Nicole Mari le Vendredi 16 Octobre 2015 à 23:01

La Gauche autonomiste a décidé de soumettre aux candidats, têtes de liste des élections territoriales des 6 et 13 décembre, huit questions d’éthique et de responsabilités portant, notamment, sur le non-cumul des mandats, la captation des mandats publics, les droits de l’opposition, le clientélisme, le manque de transparence financière, l’intégrité des élus, la question migratoire, le banditisme et l’affairisme. Les réponses ou leur absence seront communiquées à la population. Henri Malosse s’est joint à eux pour appuyer leur démarche. Explications, pour Corse Net Infos, de Vincent Carlotti, leader de la Gauche autonomiste et représentant d’Anticor en Corse.



Vincent Carlotti, leader de la Gauche autonomiste et représentant d’Anticor en Corse, et Henri Malosse.
Vincent Carlotti, leader de la Gauche autonomiste et représentant d’Anticor en Corse, et Henri Malosse.

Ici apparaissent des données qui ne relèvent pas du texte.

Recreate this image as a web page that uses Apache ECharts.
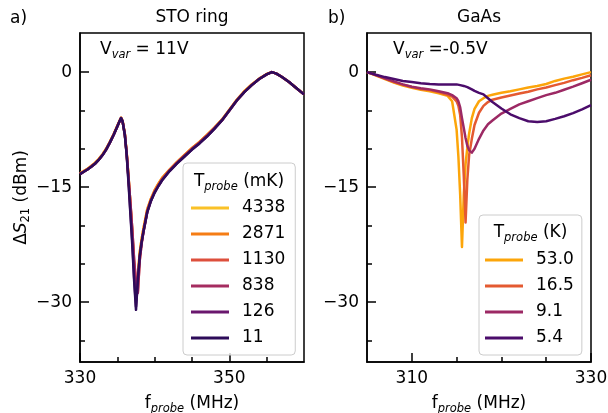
<!DOCTYPE html>
<html>
<head>
<meta charset="utf-8">
<script src="https://cdn.jsdelivr.net/npm/echarts@6/dist/echarts.min.js"></script>
<style>
html, body { margin: 0; padding: 0; background: #ffffff; }
#chart { width: 608px; height: 413px; }
</style>
</head>
<body>
<div id="chart"></div>
<script>
// ---- STO ring sweep (panel a), probe frequency in MHz, response in dB ----
const stoFreq = [330, 330.5, 331, 331.5, 332, 332.5, 333, 333.5, 334, 334.5, 335, 335.3, 335.5, 335.7, 336, 336.25,
                 336.5, 336.75, 337, 337.25, 337.5, 337.75, 338, 338.25, 338.5, 339, 339.5, 340, 340.5, 341, 342, 343,
                 344, 345, 346, 347, 348, 349, 350, 351, 352, 353, 354, 355, 355.7, 356.3, 357, 358, 359, 360];
const sto4338 = [-13.2, -12.9, -12.6, -12.25, -11.85, -11.35, -10.75, -10.0, -9.1, -8.1, -7.0, -6.35, -5.95, -6.35, -8.0, -10.5,
                 -13.6, -17.1, -20.8, -25.3, -28.6, -26.6, -23.5, -21.8, -20.4, -17.9, -16.5, -15.4, -14.55, -13.8, -12.7, -11.7,
                 -10.8, -9.9, -9.1, -8.2, -7.25, -6.2, -4.9, -3.6, -2.5, -1.6, -0.85, -0.25, 0, -0.2, -0.6, -1.3, -2.1, -2.9];
const sto2871 = [-13.2, -12.9, -12.6, -12.25, -11.85, -11.35, -10.75, -10.0, -9.1, -8.1, -7.0, -6.35, -5.95, -6.35, -8.0, -10.5,
                 -13.8, -17.3, -21.0, -25.5, -28.5, -26.5, -23.5, -21.8, -20.4, -17.9, -16.5, -15.4, -14.55, -13.8, -12.7, -11.7,
                 -10.8, -9.9, -9.1, -8.2, -7.25, -6.2, -4.9, -3.6, -2.5, -1.6, -0.85, -0.25, 0, -0.2, -0.6, -1.3, -2.1, -2.9];
const sto1130 = [-13.3, -13.0, -12.7, -12.35, -11.95, -11.45, -10.85, -10.1, -9.2, -8.2, -7.1, -6.4, -6.0, -6.4, -8.1, -10.6,
                 -13.8, -17.0, -20.5, -24.5, -27.4, -28.6, -24.6, -22.4, -20.8, -18.2, -16.7, -15.6, -14.8, -14.0, -12.8, -11.8,
                 -10.9, -10.0, -9.2, -8.3, -7.3, -6.3, -5.0, -3.7, -2.6, -1.7, -0.9, -0.3, 0, -0.2, -0.6, -1.3, -2.1, -2.9];
const sto838  = [-13.3, -13.0, -12.7, -12.35, -11.95, -11.45, -10.85, -10.1, -9.2, -8.2, -7.1, -6.4, -6.0, -6.4, -8.1, -10.6,
                 -13.8, -17.0, -20.5, -24.5, -27.5, -28.8, -24.5, -22.4, -20.8, -18.2, -16.7, -15.6, -14.8, -14.0, -12.8, -11.8,
                 -10.9, -10.0, -9.2, -8.3, -7.3, -6.3, -5.0, -3.7, -2.6, -1.7, -0.9, -0.3, 0, -0.2, -0.6, -1.3, -2.1, -2.9];
const sto126  = [-13.3, -13.0, -12.7, -12.35, -11.95, -11.45, -10.85, -10.1, -9.2, -8.2, -7.1, -6.4, -6.0, -6.4, -8.1, -10.7,
                 -14.2, -18.2, -22.0, -26.8, -30.6, -27.2, -24.0, -22.2, -20.8, -18.3, -16.8, -15.7, -14.85, -14.1, -12.9, -11.9,
                 -11.0, -10.1, -9.3, -8.4, -7.4, -6.3, -5.0, -3.7, -2.6, -1.7, -0.9, -0.3, 0, -0.2, -0.6, -1.3, -2.1, -2.9];
const sto11   = [-13.3, -13.0, -12.7, -12.35, -11.95, -11.45, -10.85, -10.1, -9.2, -8.2, -7.1, -6.4, -6.0, -6.4, -8.2, -10.8,
                 -14.5, -18.5, -22.5, -27.2, -31.0, -27.0, -24.0, -22.2, -20.8, -18.3, -16.8, -15.7, -14.85, -14.1, -12.9, -11.9,
                 -11.0, -10.1, -9.3, -8.4, -7.4, -6.3, -5.0, -3.7, -2.6, -1.7, -0.9, -0.3, 0, -0.2, -0.6, -1.3, -2.1, -2.9];
const stoNames = ['4338', '2871', '1130', '838', '126', '11'];
const stoColors = ['#fac127', '#f57d15', '#dd4f3c', '#a52c60', '#6a176e', '#2d0b59'];

// ---- GaAs sweep (panel b) ----
const gaasFreq = [305, 306, 307, 308, 309, 310, 311, 312, 313, 314, 314.5, 315, 315.2, 315.4, 315.6, 315.8, 316, 316.2,
                  316.4, 316.7, 317, 317.5, 318, 318.5, 319, 320, 321, 322, 323, 324, 325, 326, 327, 328, 329, 330];
const gaas53  = [0, -0.45, -0.9, -1.35, -1.75, -2.05, -2.3, -2.5, -2.75, -3.1, -3.8, -7.5, -11.0, -16.0, -22.8, -16.0, -12.0, -9.8,
                 -8.0, -6.0, -4.8, -3.8, -3.4, -3.1, -2.95, -2.7, -2.5, -2.25, -2.0, -1.8, -1.55, -1.15, -0.85, -0.6, -0.3, 0];
const gaas16  = [0, -0.4, -0.85, -1.3, -1.65, -1.95, -2.2, -2.35, -2.6, -2.95, -3.2, -3.8, -4.4, -5.6, -8.5, -13.5, -19.6, -14.0,
                 -10.8, -8.7, -6.9, -5.3, -4.4, -3.9, -3.6, -3.3, -3.05, -2.8, -2.55, -2.25, -2.0, -1.7, -1.4, -1.05, -0.75, -0.4];
const gaas9   = [0, -0.4, -0.8, -1.2, -1.6, -1.9, -2.1, -2.25, -2.5, -2.75, -3.0, -3.4, -3.8, -4.6, -6.0, -7.3, -8.6, -9.6,
                 -10.2, -10.5, -10.0, -8.7, -7.6, -6.8, -6.3, -5.4, -4.8, -4.2, -3.8, -3.4, -3.0, -2.7, -2.3, -1.9, -1.45, -1.0];
const gaas5   = [0, -0.35, -0.65, -0.9, -1.15, -1.3, -1.45, -1.55, -1.6, -1.6, -1.6, -1.6, -1.65, -1.7, -1.75, -1.8, -1.85, -1.95,
                 -2.05, -2.25, -2.45, -2.7, -2.9, -3.4, -3.9, -4.75, -5.5, -6.0, -6.4, -6.5, -6.4, -6.1, -5.75, -5.35, -4.85, -4.3];
const gaasNames = ['53.0', '16.5', '9.1', '5.4'];
const gaasColors = ['#fca50a', '#e45a31', '#9c2964', '#4b0c6b'];

// ---- axis ticks ----
const stoMajorTicks = [330, 350];
const stoMinorTicks = [335, 340, 345, 355];
const gaasMajorTicks = [310, 330];
const gaasMinorTicks = [315, 320, 325];
const yMajorTicks = [0, -15, -30];
const yMinorTicks = [-35, -25, -20, -10, -5];

const FONT = 'DejaVu Sans';
const FS = 17;
const yRange = { min: -37.8, max: 5.1 };
const PLOT_W = 224, PLOT_H = 329;

const chart = echarts.init(document.getElementById('chart'), null, { renderer: 'canvas' });

const pairs = (xs, ys) => xs.map((x, i) => [x, ys[i]]);
const subRich = {
  m: { fontSize: FS, fontFamily: FONT, color: '#000', lineHeight: 22 },
  s: { fontSize: 11.5, fontFamily: FONT, fontStyle: 'italic', color: '#000', lineHeight: 12, verticalAlign: 'bottom' },
  i: { fontSize: FS, fontFamily: FONT, fontStyle: 'italic', color: '#000', lineHeight: 22 },
  n: { fontSize: 11.5, fontFamily: FONT, color: '#000', lineHeight: 12, verticalAlign: 'bottom' }
};
const tickLine = { color: '#000', width: 1.5 };

function mainX(grid, min, max, ticks) {
  return {
    type: 'value', gridIndex: grid, min: min, max: max, position: 'bottom',
    splitLine: { show: false },
    axisLine: { show: true, onZero: false, lineStyle: tickLine },
    axisTick: { show: true, inside: true, length: 9, customValues: ticks, lineStyle: tickLine },
    axisLabel: { show: true, customValues: ticks, margin: 8, fontSize: FS, fontFamily: FONT, color: '#000',
                 showMinLabel: true, showMaxLabel: true },
    name: '{m|f}{s|probe}{m| (MHz)}', nameLocation: 'middle', nameGap: 31,
    nameTextStyle: { rich: subRich }
  };
}
// Minor-tick axis: declared on the top side and shifted down onto the bottom edge.
function minorX(grid, min, max, ticks) {
  return {
    type: 'value', gridIndex: grid, min: min, max: max, position: 'top', offset: -PLOT_H,
    splitLine: { show: false }, axisLine: { show: false, onZero: false }, axisLabel: { show: false },
    axisTick: { show: true, inside: false, length: 5, customValues: ticks, lineStyle: tickLine }
  };
}
function mainY(grid, withName) {
  const ax = {
    type: 'value', gridIndex: grid, min: yRange.min, max: yRange.max, position: 'left',
    splitLine: { show: false },
    axisLine: { show: true, onZero: false, lineStyle: tickLine },
    axisTick: { show: true, inside: true, length: 9, customValues: yMajorTicks, lineStyle: tickLine },
    axisLabel: { show: true, customValues: yMajorTicks, margin: 8, fontSize: FS, fontFamily: FONT, color: '#000',
                 formatter: v => String(v).replace('-', '\u2212') }
  };
  if (withName) {
    ax.name = '{m|\u0394}{i|S}{n|21}{m| (dBm)}';
    ax.nameLocation = 'middle';
    ax.nameGap = 44;
    ax.nameTextStyle = { rich: subRich };
  }
  return ax;
}
// Minor-tick axis: declared on the right side and shifted onto the left edge.
function minorY(grid) {
  return {
    type: 'value', gridIndex: grid, min: yRange.min, max: yRange.max, position: 'right', offset: -PLOT_W,
    splitLine: { show: false }, axisLine: { show: false, onZero: false }, axisLabel: { show: false },
    axisTick: { show: true, inside: false, length: 5, customValues: yMinorTicks, lineStyle: tickLine }
  };
}

const stoData = [sto4338, sto2871, sto1130, sto838, sto126, sto11];
const gaasData = [gaas53, gaas16, gaas9, gaas5];

const series = [];
stoData.forEach((ys, k) => series.push({
  type: 'line', name: stoNames[k], xAxisIndex: 0, yAxisIndex: 0,
  data: pairs(stoFreq, ys), symbol: 'none', smooth: false,
  color: stoColors[k], lineStyle: { width: 2.5, color: stoColors[k], join: 'round' }, z: 2 + k
}));
gaasData.forEach((ys, k) => series.push({
  type: 'line', name: gaasNames[k], xAxisIndex: 2, yAxisIndex: 2,
  data: pairs(gaasFreq, ys), symbol: 'none', smooth: false,
  color: gaasColors[k], lineStyle: { width: 2.5, color: gaasColors[k], join: 'round' }, z: 2 + k
}));

function legendBox(names, left, top, padding) {
  return {
    data: names, orient: 'vertical', left: left, top: top, padding: padding,
    icon: 'rect', itemWidth: 38, itemHeight: 3, itemGap: 6,
    selectedMode: false,
    backgroundColor: 'rgba(255,255,255,0.8)', borderColor: '#cccccc', borderWidth: 1, borderRadius: 4,
    textStyle: { fontSize: FS, fontFamily: FONT, color: '#000', lineHeight: 20, padding: [0, 0, 0, 8] }
  };
}

function label(x, y, text, align) {
  return {
    type: 'text', x: x, y: y, z: 100,
    style: { text: text, rich: subRich, align: align, verticalAlign: 'middle',
             fontSize: FS, fontFamily: FONT, fill: '#000' }
  };
}

chart.setOption({
  animation: false,
  backgroundColor: '#ffffff',
  grid: [
    { left: 80, top: 33, width: PLOT_W, height: PLOT_H, show: true, borderColor: '#000', borderWidth: 1.5,
      outerBoundsMode: 'none', containLabel: false },
    { left: 367, top: 33, width: PLOT_W, height: PLOT_H, show: true, borderColor: '#000', borderWidth: 1.5,
      outerBoundsMode: 'none', containLabel: false }
  ],
  xAxis: [
    mainX(0, 330, 360, stoMajorTicks), minorX(0, 330, 360, stoMinorTicks),
    mainX(1, 305, 330, gaasMajorTicks), minorX(1, 305, 330, gaasMinorTicks)
  ],
  yAxis: [mainY(0, true), minorY(0), mainY(1, false), minorY(1)],
  legend: [
    legendBox(stoNames, 183, 163, [35, 10, 7, 8]),
    legendBox(gaasNames, 479, 215, [35, 8, 7, 6])
  ],
  graphic: [
    label(10, 19, '{m|a)}', 'left'),
    label(192, 18, '{m|STO ring}', 'center'),
    label(328, 19, '{m|b)}', 'left'),
    label(479, 18, '{m|GaAs}', 'center'),
    label(100, 50, '{m|V}{s|var}{m| = 11V}', 'left'),
    label(393, 50, '{m|V}{s|var}{m| =-0.5V}', 'left'),
    label(239, 182, '{m|T}{s|probe}{m| (mK)}', 'center'),
    label(530.5, 233, '{m|T}{s|probe}{m| (K)}', 'center')
  ],
  series: series
});
</script>
</body>
</html>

- Pourquoi avez-vous décidé de poser, aux candidats, huit questions d’éthique ?
- C’est une initiative de la Gauche autonomiste. C’est toujours la même démarche. Nous interpellons les élus quand une question nous paraît importante. Nous l’avons fait pour le banditisme. Nous avions demandé au président de l’Assemblée de Corse, Dominique Bucchini, de faire une session extraordinaire sur le sujet. Il l’a fait. Nous sommes persuadés, peut-être à tort, que les questions d’éthique, de bonne gouvernance et de responsabilité, ne pèseront pas lourd dans la campagne électorale. En tous cas, à ce que nous voyons à ce jour. Ces questions nous paraissent assez importantes pour interpeler les têtes de liste à leur sujet et pour, ensuite, à travers eux, s’adresser à la population.
 
- De quelle façon ?
- Nous ferons connaître les réponses afin que la population sache, le moment venu, au moment de voter, quelle est l’attitude du chef de file qu’elle aura choisi. Parmi les questions, certaines sont difficiles pour les élus. On verra ce qu’ils répondront. Mais, qu’un élu réponde, ne réponde pas ou ne réponde qu’à une question, nous le ferons connaître aux électeurs. Cela nous parait important.
 
- Pensez-vous que les élus ne se préoccupent pas assez d’éthique et de bonne gouvernance ?
- Nous le pensons effectivement. Par exemple, la question n°8 porte sur l’importance et la gravité du poids du banditisme en Corse. Quand on voit ce qui s’est passé la semaine dernière, on peut être inquiet. La Commission Violences, présidée par Dominique Bucchini, se réunit, convoque un spécialiste de la mafia, venu d’Italie, un autre, venu de France, et trois personnes qui ont été rackettées. Seuls deux élus, Dominique Bucchini et le président du Groupe communiste, assistent à cette réunion. Il y a de quoi se poser des questions ! Ce sujet, qui nous paraît important, n’intéresse pas beaucoup les élus, sinon ils auraient été présents.
 
- Quelles sont, parmi vos huit questions, celles qui vous paraissent incontournables ?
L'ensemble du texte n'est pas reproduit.